I’m kind of ignoring white wines from the Douro this week. That’s not to say they don’t make them. They do. And they’re increasing in quality as the years roll by thanks to some pioneering winemaking. Only thing is that this blog was all about making sure we can all easily get hold of the wines we’re trying. I’ve never seen a white Douro in the supermarket. So reds it is this week!
The over-riding quality of a Douro red, for me anyway, is the colour. It’s just so deep and lush. Reason here is that the hot sun beats down on these awesome terraces out in the Douro, and ripen all the thick skinned grapes that go into these blends ridiculously consistently. Ripe thick skinned grapes are full of colour!

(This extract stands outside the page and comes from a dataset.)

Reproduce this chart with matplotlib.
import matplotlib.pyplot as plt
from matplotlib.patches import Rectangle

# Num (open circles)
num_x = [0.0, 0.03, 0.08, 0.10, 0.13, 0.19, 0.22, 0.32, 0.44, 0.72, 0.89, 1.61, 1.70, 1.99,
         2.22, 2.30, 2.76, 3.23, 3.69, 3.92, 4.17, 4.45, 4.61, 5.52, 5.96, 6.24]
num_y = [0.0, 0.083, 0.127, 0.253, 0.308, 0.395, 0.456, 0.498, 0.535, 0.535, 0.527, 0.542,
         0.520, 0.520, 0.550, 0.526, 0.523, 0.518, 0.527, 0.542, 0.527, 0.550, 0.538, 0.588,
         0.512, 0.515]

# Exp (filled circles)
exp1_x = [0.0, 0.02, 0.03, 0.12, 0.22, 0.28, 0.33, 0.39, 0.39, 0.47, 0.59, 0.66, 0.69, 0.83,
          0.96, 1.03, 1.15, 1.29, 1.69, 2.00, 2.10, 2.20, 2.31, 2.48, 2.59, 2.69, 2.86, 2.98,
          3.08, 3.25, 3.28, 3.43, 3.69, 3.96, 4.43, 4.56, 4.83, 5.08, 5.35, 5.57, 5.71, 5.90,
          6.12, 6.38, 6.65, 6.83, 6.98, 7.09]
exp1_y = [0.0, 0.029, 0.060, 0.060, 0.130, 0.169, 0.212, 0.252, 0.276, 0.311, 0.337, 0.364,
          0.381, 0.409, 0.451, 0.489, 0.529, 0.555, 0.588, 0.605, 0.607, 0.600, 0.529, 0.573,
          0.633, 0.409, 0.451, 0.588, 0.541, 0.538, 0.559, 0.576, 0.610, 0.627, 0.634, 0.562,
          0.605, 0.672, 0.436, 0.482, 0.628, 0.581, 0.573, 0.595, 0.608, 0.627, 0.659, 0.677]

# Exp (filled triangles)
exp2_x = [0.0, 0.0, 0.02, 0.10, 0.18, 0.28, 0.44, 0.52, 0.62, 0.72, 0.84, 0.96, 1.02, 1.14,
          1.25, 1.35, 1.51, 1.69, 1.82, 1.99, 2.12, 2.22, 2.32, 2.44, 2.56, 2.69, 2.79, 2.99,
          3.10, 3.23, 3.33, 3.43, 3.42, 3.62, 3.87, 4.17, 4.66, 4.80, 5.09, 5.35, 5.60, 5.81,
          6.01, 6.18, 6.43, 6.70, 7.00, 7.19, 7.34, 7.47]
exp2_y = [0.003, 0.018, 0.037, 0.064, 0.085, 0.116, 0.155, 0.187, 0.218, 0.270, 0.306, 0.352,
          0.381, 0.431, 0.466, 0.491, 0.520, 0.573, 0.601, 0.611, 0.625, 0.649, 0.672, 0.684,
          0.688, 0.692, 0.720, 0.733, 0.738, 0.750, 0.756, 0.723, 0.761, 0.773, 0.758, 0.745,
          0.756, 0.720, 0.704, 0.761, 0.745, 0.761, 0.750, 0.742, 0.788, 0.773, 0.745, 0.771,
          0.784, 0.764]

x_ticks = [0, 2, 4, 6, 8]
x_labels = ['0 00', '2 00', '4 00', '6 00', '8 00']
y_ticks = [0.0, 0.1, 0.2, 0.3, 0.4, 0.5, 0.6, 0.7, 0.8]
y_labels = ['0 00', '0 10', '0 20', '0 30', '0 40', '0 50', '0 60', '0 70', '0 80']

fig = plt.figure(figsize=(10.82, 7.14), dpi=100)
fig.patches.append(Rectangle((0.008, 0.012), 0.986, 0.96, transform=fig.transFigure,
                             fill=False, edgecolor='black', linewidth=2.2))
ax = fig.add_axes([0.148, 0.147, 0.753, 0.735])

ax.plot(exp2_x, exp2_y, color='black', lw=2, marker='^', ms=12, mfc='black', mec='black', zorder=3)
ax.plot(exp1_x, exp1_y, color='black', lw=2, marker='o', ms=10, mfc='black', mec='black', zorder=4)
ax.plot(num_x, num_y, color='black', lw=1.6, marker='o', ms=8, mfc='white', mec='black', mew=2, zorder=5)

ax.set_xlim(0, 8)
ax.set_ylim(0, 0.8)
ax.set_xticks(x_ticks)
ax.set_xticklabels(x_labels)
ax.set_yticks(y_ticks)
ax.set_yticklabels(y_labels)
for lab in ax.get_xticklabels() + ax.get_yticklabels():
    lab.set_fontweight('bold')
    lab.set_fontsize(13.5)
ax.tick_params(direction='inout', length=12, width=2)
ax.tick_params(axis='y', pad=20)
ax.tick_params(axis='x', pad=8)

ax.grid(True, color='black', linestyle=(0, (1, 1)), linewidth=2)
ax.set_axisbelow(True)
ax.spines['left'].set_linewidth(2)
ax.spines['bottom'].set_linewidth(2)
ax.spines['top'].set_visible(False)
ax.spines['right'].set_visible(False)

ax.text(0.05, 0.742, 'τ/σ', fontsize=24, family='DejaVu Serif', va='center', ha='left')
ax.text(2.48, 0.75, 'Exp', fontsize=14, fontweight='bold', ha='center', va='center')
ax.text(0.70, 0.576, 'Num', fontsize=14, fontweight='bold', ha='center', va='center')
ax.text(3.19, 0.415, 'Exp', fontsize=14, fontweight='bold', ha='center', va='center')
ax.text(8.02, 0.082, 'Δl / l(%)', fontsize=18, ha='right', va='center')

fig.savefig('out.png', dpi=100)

The main grape in these parts is an old friend of NWTW, Touriga Nacional. Possibly the darkest and fruitiest of them all, but all those massive flavours are kept in check by blending with other varieties. Tinta Roriz (Temperanillo everywhere else) is big round here, and there are many others than can be blended into a Douro DOC wine.
The big aim with blending, as in any wine region in the world, is balance. What’s the point in having all that colour and depth of flavour if the body is so big you’ve got to eat it with a knife and fork? Acidity (the refreshing sensation when you drink wines) is key to making these wines palatable. Luckily, with the big climate variations up and down the valley, the options are there.
These are serious red wines, but nearly always beautifully made these days!